> **RECORD EXCERPTS**:

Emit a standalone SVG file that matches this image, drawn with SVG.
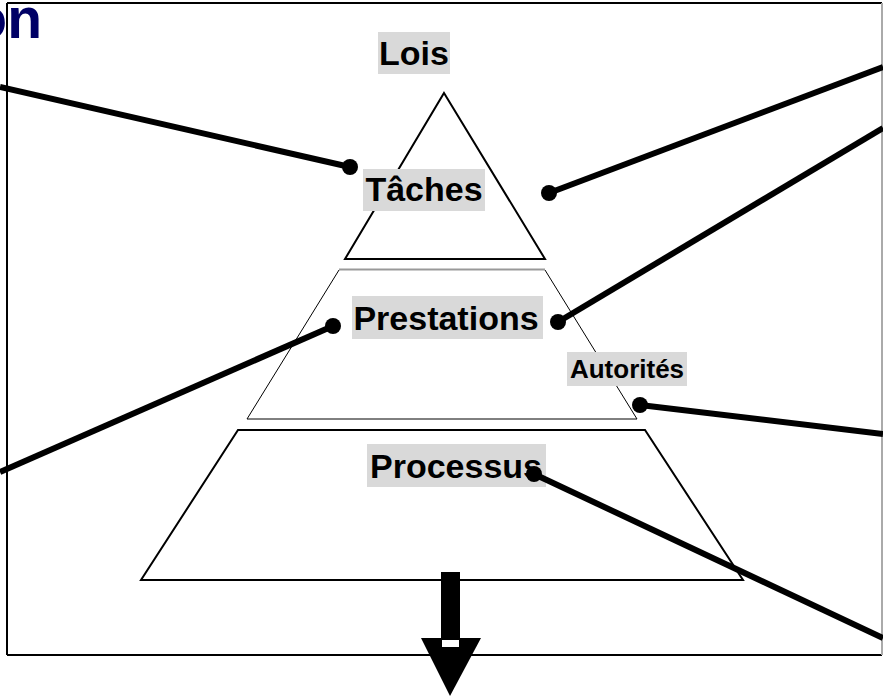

...

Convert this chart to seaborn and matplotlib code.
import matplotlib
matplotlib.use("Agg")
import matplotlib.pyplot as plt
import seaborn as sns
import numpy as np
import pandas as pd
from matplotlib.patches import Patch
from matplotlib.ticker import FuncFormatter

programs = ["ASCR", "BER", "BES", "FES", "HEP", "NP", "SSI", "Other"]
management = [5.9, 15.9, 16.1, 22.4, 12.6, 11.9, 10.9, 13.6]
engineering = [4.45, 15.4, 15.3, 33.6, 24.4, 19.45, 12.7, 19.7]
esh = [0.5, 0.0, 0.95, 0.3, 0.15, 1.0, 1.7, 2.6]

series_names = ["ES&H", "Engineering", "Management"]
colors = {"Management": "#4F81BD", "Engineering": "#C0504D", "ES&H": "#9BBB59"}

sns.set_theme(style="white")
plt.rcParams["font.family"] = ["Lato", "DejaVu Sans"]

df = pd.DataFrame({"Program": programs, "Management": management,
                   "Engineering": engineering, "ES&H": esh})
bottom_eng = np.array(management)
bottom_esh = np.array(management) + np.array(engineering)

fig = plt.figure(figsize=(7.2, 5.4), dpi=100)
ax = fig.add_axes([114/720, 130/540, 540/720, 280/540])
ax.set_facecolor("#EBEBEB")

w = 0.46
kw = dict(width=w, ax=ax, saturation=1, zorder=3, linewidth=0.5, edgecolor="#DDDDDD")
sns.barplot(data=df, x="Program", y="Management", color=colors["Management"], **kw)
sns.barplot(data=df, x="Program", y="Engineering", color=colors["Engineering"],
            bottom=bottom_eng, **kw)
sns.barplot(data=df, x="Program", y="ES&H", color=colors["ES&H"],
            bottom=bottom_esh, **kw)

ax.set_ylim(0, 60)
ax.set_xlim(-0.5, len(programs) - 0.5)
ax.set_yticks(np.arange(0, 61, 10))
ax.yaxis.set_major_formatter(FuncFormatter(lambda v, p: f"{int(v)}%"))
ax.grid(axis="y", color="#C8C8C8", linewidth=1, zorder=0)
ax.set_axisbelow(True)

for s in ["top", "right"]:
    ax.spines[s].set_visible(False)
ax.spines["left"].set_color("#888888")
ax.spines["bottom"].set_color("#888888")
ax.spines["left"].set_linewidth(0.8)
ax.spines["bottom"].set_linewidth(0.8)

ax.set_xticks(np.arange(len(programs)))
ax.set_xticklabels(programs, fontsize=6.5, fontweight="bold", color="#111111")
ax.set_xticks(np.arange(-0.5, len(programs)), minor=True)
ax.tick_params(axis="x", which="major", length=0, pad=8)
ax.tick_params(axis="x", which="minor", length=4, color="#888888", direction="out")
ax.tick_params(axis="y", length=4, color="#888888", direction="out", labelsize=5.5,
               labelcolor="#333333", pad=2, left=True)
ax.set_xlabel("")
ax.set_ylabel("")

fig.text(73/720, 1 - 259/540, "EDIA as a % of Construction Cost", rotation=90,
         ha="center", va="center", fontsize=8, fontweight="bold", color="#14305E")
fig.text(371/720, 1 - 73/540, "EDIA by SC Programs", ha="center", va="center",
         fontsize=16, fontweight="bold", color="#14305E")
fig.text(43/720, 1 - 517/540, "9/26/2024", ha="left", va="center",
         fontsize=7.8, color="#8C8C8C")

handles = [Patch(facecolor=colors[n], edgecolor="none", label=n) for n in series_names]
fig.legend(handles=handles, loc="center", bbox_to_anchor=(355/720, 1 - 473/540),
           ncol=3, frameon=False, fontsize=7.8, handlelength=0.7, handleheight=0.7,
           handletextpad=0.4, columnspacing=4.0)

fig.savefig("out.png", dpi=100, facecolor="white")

--

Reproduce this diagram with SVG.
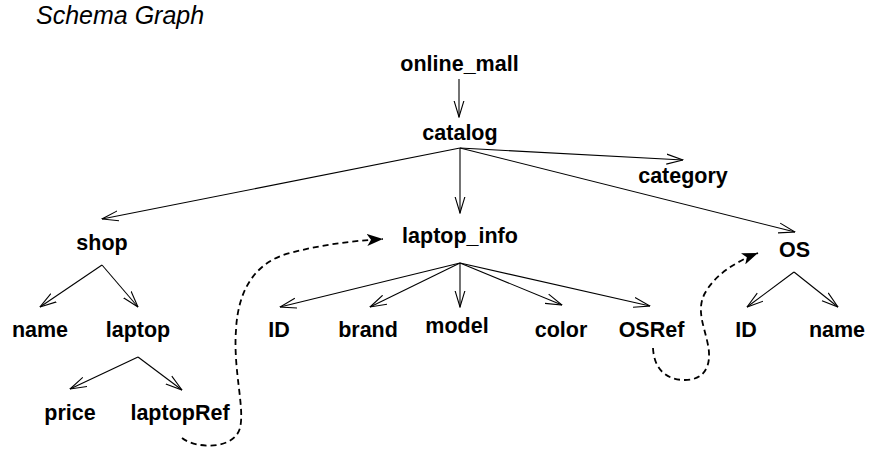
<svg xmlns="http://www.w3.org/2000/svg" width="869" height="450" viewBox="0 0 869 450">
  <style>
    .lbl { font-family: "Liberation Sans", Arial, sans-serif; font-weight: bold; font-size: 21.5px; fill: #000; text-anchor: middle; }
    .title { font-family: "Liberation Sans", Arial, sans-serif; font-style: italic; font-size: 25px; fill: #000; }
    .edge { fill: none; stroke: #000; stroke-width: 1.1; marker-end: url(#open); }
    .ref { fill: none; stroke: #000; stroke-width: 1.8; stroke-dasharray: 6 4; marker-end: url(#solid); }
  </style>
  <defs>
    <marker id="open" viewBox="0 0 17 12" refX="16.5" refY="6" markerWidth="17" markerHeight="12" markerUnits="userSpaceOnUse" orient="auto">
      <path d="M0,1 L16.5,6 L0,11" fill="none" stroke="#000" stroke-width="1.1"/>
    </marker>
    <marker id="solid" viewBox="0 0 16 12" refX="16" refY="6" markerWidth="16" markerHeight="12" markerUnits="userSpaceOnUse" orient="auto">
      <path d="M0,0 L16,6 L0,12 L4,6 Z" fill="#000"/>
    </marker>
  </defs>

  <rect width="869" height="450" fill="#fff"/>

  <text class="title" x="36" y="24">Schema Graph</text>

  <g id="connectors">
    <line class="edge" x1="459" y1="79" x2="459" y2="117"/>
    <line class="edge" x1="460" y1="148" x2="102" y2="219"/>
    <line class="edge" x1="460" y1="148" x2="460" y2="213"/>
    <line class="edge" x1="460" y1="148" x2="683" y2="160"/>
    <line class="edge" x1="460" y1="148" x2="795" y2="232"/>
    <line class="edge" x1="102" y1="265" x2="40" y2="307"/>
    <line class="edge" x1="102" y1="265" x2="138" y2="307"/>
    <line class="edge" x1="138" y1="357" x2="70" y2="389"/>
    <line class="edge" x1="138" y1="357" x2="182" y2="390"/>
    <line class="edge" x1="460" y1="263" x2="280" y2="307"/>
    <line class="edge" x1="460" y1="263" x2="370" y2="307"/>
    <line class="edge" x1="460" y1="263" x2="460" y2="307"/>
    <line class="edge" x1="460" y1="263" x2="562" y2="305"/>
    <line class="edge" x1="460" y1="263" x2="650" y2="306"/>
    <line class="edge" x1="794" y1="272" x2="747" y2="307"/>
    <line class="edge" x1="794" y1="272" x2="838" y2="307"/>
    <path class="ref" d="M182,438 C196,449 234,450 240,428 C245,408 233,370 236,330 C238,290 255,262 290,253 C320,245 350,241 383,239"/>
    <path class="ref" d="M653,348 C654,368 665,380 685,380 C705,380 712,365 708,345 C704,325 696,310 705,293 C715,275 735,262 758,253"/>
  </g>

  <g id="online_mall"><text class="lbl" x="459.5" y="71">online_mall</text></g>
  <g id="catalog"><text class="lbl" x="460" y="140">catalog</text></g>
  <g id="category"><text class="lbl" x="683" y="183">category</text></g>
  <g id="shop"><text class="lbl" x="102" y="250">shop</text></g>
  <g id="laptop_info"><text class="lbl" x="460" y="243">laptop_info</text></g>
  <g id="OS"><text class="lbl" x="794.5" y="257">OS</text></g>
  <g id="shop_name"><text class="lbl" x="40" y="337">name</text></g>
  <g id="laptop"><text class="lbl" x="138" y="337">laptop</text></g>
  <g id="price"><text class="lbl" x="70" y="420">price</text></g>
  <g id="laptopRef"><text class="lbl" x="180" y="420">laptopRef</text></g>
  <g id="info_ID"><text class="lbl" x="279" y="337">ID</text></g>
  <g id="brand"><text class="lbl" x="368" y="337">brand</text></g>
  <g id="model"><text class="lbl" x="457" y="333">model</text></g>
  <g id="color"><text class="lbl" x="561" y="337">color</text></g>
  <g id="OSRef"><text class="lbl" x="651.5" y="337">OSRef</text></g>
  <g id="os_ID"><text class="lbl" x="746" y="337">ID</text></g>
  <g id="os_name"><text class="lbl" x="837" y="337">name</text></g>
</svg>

> **TASK TO CARRY OUT**: Filter the records down to the lines that contain the string "this", and copy those lines.

> **ANSWER TO THE PROBLEM**:
Emit a standalone SVG file that matches this image, drawn with SVG.
Convert this chart to seaborn and matplotlib code.
Reproduce this diagram with SVG.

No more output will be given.